The technical setup is simple. The message itself takes a bit more thought. A useful out-of-office reply generally includes:

  • The dates you're unavailable — people want to know when to expect a response.
  • Who to contact for urgent matters — a colleague's name and email, if appropriate.
  • What you will (or won't) do on return — some people read everything when they're back; others start fresh from a certain date.

What you leave out matters too. Avoid including personal travel details, home address information, or anything you wouldn't want a stranger to read — because some of these messages will reach senders you don't know personally.

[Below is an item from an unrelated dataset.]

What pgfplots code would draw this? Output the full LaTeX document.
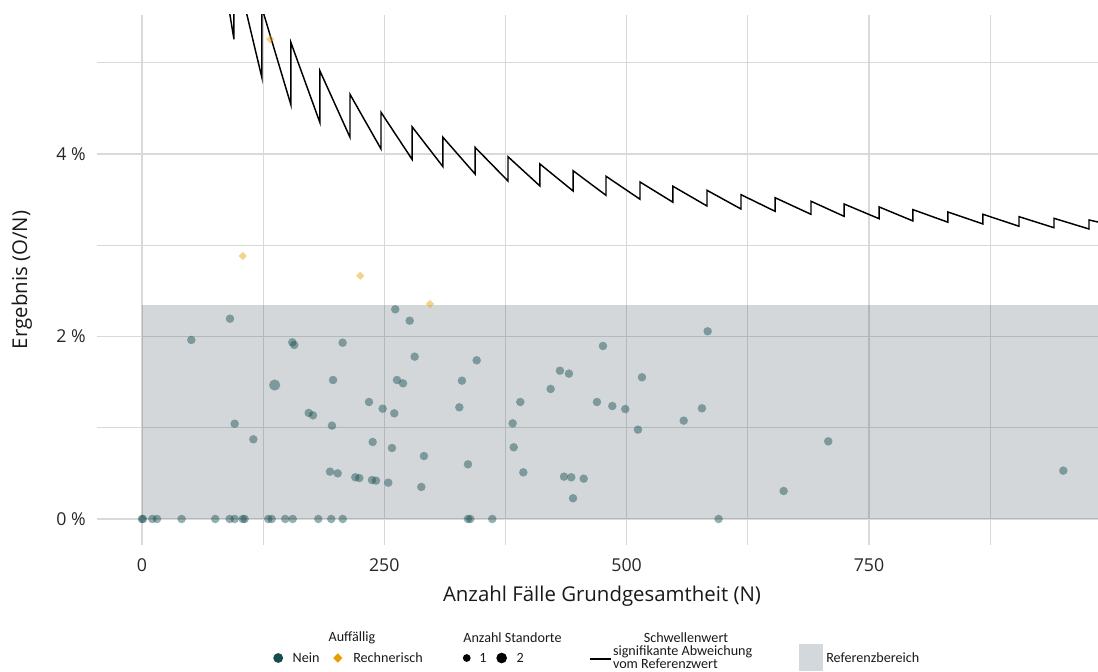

Gmail's Vacation Responder vs. Google Workspace (Business Accounts) 🏢

If you're using a personal @gmail.com account, the Vacation Responder is the primary built-in tool available.

If you're on Google Workspace (formerly G Suite) through an employer or organization, your experience may differ:

  • Admins can restrict or modify how auto-replies work across the domain.
  • Some Workspace setups integrate with calendar-based out-of-office events, which can interact with Gmail auto-replies differently.
  • Workspace accounts may also have access to delegation features, where someone else manages your inbox while you're away — a more hands-on alternative to automated replies.

Understanding whether your Gmail account is personal or Workspace-managed changes which options are actually available to you.

Variables That Affect How Well It Works for You

Even with everything configured correctly, a few factors shape the real-world outcome:

  • How you're typically contacted — if most urgent messages come via Slack, Teams, or phone rather than email, a Gmail auto-reply may not reach the people who most need to know you're away.
  • Whether you receive high volumes of automated emails — newsletters, notifications, and marketing emails can trigger replies if "Only send to contacts" is off.
  • Your account type — personal Gmail behaves differently than a Workspace account under admin policy.
  • Your return date certainty — if you're not sure exactly when you'll be back, leaving the end date blank and turning it off manually gives you more control than a hard cutoff date.

The right configuration isn't the same for someone checking email occasionally from a vacation as it is for someone fully offline for two weeks with a colleague covering their inbox. The tool is straightforward — how you tune it depends entirely on your own communication patterns and what you need people to know while you're gone.